Optimizing a K8s Microservice on GCP: A Deep Dive into Pub/Sub Performance 🚀

✨ Introduction

The goal was ambitious but clear—to achieve a throughput of 100,000 processed Pub/Sub subscription messages per hour. Each message batch we receive contains roughly 250 messages, so this was a substantial task.

Our service consumes messages from a topic owned by another service, and all our deployments are managed via GitOps charts. This means any changes to our configuration need to be templated with Helm. Here’s a breakdown of the key adjustments we made to hit our target.

Pub/Sub Configuration ⚙️

The first thing we looked at was how our service was pulling messages. We found that previous configurations were using a ratio-based approach, which was less precise for our specific workload. We decided to simplify and directly set the number of parallel pull threads.

Before: We had these parameters that were removed from our configuration:

1
2
3
4
# Ratio of available CPU cores to use for parallel pull count (default: 1.2)
sales.chunk.upload.parallel.pull.ratio={{ .Values.application.config.sales_chunk_upload_parallel_pull_ratio }}
# Workload multiplier for I/O-bound processing (default: 8.0 for Pub/Sub subscribers)
sales.chunk.upload.workload.multiplier=8.0

After: We replaced them with a direct count parameter. While the application’s default was 10, we found that a value of 15 was more effective for our needs.

1
2
3
# Parallel Pull Count sets the number of threads used to pull messages from the topic subscriber queue.
# Limits the number of events pulled, preventing the service from becoming overwhelmed.
sales.chunk.upload.parallel.pull.count=15

Fine-tuning Resource Limits 💾

A common pitfall is over-provisioning resources, leading to unnecessary overhead. Our staging environment had much higher resource limits that weren’t being fully utilized. We decided to right-size these limits to be more cost-effective.

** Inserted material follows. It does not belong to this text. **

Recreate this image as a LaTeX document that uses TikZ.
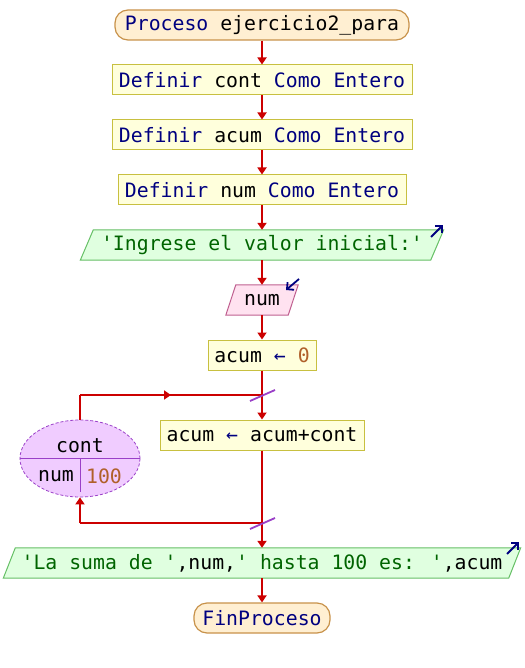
\documentclass[tikz,border=0pt]{standalone}
\usepackage{fontspec}
\usetikzlibrary{arrows.meta,shapes.geometric,backgrounds,decorations.markings,calc}
\newfontfamily\codefont{DejaVu Sans Mono}
\definecolor{kw}{HTML}{000080}
\definecolor{str}{HTML}{006400}
\definecolor{numc}{HTML}{B0602A}
\definecolor{flowred}{HTML}{CC0000}
\definecolor{termfill}{HTML}{FFEFD2}
\definecolor{termline}{HTML}{C8924A}
\definecolor{boxfill}{HTML}{FFFFDC}
\definecolor{boxline}{HTML}{C8C040}
\definecolor{outfill}{HTML}{E0FFE0}
\definecolor{outline}{HTML}{66C066}
\definecolor{infill}{HTML}{FFE2F0}
\definecolor{inline}{HTML}{C06090}
\definecolor{loopfill}{HTML}{F0CCFF}
\definecolor{loopline}{HTML}{9A40C8}
\newcommand{\kwd}[1]{\textcolor{kw}{#1}}
\newcommand{\strg}[1]{\textcolor{str}{#1}}
\newcommand{\numv}[1]{\textcolor{numc}{#1}}
\newcommand{\parashape}[4]{% node, fill, line, offset
  \begin{scope}[on background layer]
    \draw[fill=#2, draw=#3, line width=1pt]
      ($(#1.south west)+(-#4,0)$) -- ($(#1.north west)+(#4,0)$) --
      ($(#1.north east)+(#4,0)$) -- ($(#1.south east)+(-#4,0)$) -- cycle;
  \end{scope}}
\tikzset{
  every node/.style={font=\codefont\fontsize{19.8}{24}\selectfont, inner sep=0pt},
  term/.style={draw=termline, fill=termfill, line width=1.2pt, rounded corners=13pt, minimum height=30pt},
  stmt/.style={draw=boxline, fill=boxfill, line width=1pt, minimum height=30pt},
  iobox/.style={minimum height=30pt},
  loopnode/.style={ellipse, draw=loopline, fill=loopfill, densely dashed, line width=0.8pt, minimum width=120pt, minimum height=77pt},
  flow/.style={draw=flowred, line width=1.8pt, -{Triangle[width=9pt,length=7pt]}},
  plain/.style={draw=flowred, line width=1.8pt},
  midarrow/.style={postaction={decorate}, decoration={markings, mark=at position 0.5 with {\arrow{Triangle[width=9pt,length=7pt]}}}},
  slash/.style={draw=loopline, line width=1.8pt},
  ioarrow/.style={draw=kw, line width=1.8pt, -{Straight Barb[width=10pt,length=5pt]}}
}
\begin{document}
\begin{tikzpicture}[x=1pt,y=-1pt]
\useasboundingbox (0,0) rectangle (524,668);
\begin{scope}[on background layer]
  \fill[white] (0,0) rectangle (524,668);
\end{scope}

% sequential steps
\node[term, minimum width=294pt] (start) at (262,25) {\kwd{Proceso} ejercicio2\_para};
\node[stmt, minimum width=300pt] (d1) at (262,80) {\kwd{Definir} cont \kwd{Como} \kwd{Entero}};
\node[stmt, minimum width=300pt] (d2) at (262,135) {\kwd{Definir} acum \kwd{Como} \kwd{Entero}};
\node[stmt, minimum width=288pt] (d3) at (262,190) {\kwd{Definir} num \kwd{Como} \kwd{Entero}};
\node[iobox, minimum width=350pt] (in1) at (262,245) {\strg{'Ingrese el valor inicial:'}};
\parashape{in1}{outfill}{outline}{6.5}
\node[iobox, minimum width=62pt] (rd) at (262,300) {num};
\parashape{rd}{infill}{inline}{5}
\node[stmt, minimum width=108pt] (a0) at (262,355) {acum \kwd{←} \numv{0}};
\node[stmt, minimum width=204pt] (a1) at (262,435) {acum \kwd{←} acum+cont};
\node[iobox, minimum width=505pt] (out) at (262,563) {\strg{'La suma de '},num,\strg{' hasta 100 es: '},acum};
\parashape{out}{outfill}{outline}{6}
\node[term, minimum width=136pt] (fin) at (262,618) {\kwd{FinProceso}};

% loop header
\node[loopnode] (loop) at (80,458.5) {};
\draw[loopline, line width=0.8pt] (loop.west |- 0,458) -- (loop.east |- 0,458);
\draw[loopline, line width=0.8pt] (80,458) -- (80,492);
\node (lv) at (80,446) {cont};
\node (lend) at (56,476) {num};
\node (lto) at (104,476) {\numv{100}};

% input/output markers
\coordinate (o1s) at (431,237); \coordinate (o1e) at (443,225);
\draw[ioarrow] (o1s) -- (o1e);
\coordinate (r1s) at (299,279); \coordinate (r1e) at (286,290);
\draw[ioarrow] (r1s) -- (r1e);
\coordinate (o2s) at (507,554); \coordinate (o2e) at (519,542);
\draw[ioarrow] (o2s) -- (o2e);

% connectors
\draw[flow] (start) -- (d1);
\draw[flow] (d1) -- (d2);
\draw[flow] (d2) -- (d3);
\draw[flow] (d3) -- (in1);
\draw[flow] (in1) -- (rd);
\draw[flow] (rd) -- (a0);
\coordinate (j1) at (262,395);
\coordinate (j2) at (262,523);
\coordinate (tl) at (80,395);
\coordinate (bl) at (80,523);
\draw[plain] (a0) -- (j1);
\draw[flow] (j1) -- (a1);
\draw[flow] (a1) -- (out);
\draw[plain] (loop) -- (tl);
\draw[plain, midarrow] (tl) -- (j1);
\draw[plain] (j2) -- (bl);
\draw[flow] (bl) -- (loop);
\draw[flow] (out) -- (fin);

% loop junction marks
\draw[slash] ($(j1)+(-12,6)$) -- ($(j1)+(13,-5)$);
\draw[slash] ($(j2)+(-12,6)$) -- ($(j2)+(13,-5)$);
\end{tikzpicture}
\end{document}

The configuration we settled on:

1
2
3
4
5
6
7
resources:
  limits:
    cpu: 750m
    memory: 1Gi
  requests:
    cpu: 750m
    memory: 1Gi

By setting both requests and limits to the same value, we ensure the Kubernetes scheduler gives our pods exactly what they need without wasting resources.

Optimizing Horizontal Pod Autoscaling (HPA) 📈

To handle traffic spikes and dips, we needed intelligent autoscaling. Our goal was for the service to scale up immediately when a large batch of data arrives, but to scale down more slowly to avoid a race condition where a new batch arrives just after pods are terminated.

We achieved this by adjusting the stabilizationWindowSeconds for both scaling up and scaling down in our HPA definition.

The HPA behavior we added:

 1
 2
 3
 4
 5
 6
 7
 8
 9
10
autoscaling:
  enabled: true
  minReplicas: 1
  maxReplicas: 12
  targetCPUUtilizationPercentage: 80
  behavior:
    scaleDown:
      stabilizationWindowSeconds: 480
    scaleUp:
      stabilizationWindowSeconds: 0

This configuration tells our HPA to scale up instantly (stabilizationWindowSeconds: 0) as soon as the CPU threshold is breached, but to wait for 8 minutes (stabilizationWindowSeconds: 480) before scaling down. This prevents thrashing and ensures the service is ready for subsequent large batches.

This was easily implemented by adding the behavior section to our Helm chart’s values.yaml file:

1
2
3
4
5
behavior:
  scaleDown:
    stabilizationWindowSeconds: {{ .Values.autoscaling.behavior.scaleDown.stabilizationWindowSeconds | default 300 }}
  scaleUp:
    stabilizationWindowSeconds: {{ .Values.autoscaling.behavior.scaleUp.stabilizationWindowSeconds | default 0 }}

Monitoring Our Progress 📊

During this process, the most useful GCP Pub/Sub subscription charts for monitoring our progress were:

Unacked messages by region
Ack message count by delivery type
Pull to ack delta
Expired ack deadlines count
Delivery metrics

These charts gave us crucial insights into how our changes were impacting message throughput and overall system health in real time.

The Missing Piece: Dead-Letter Queues ⚠️

We also found a significant issue during this fine-tuning: our subscription does not have a dead-letter queue (DLQ) configured. A dead-letter queue is a separate topic or subscription that stores messages that a service has failed to process successfully after a certain number of delivery attempts. It prevents “poison pill” messages from perpetually failing and blocking the main subscription queue.

The next step in this project will be to create a dead-letter policy for the subscription, including a dedicated dead-letter topic and a corresponding subscription. This will give us a place to inspect and manually handle messages that cannot be processed, improving the robustness of our service.

Final Thoughts & Caveats 🧐

While these changes helped us achieve our performance goals and made the service more cost-effective, it’s important to note that other bottlenecks still exist within the service itself. This solution represents the best and most cost-effective option we’ve found so far by external fine-tuning. It’s a great example of how a few key configuration changes can make a huge impact on both performance and resource utilization.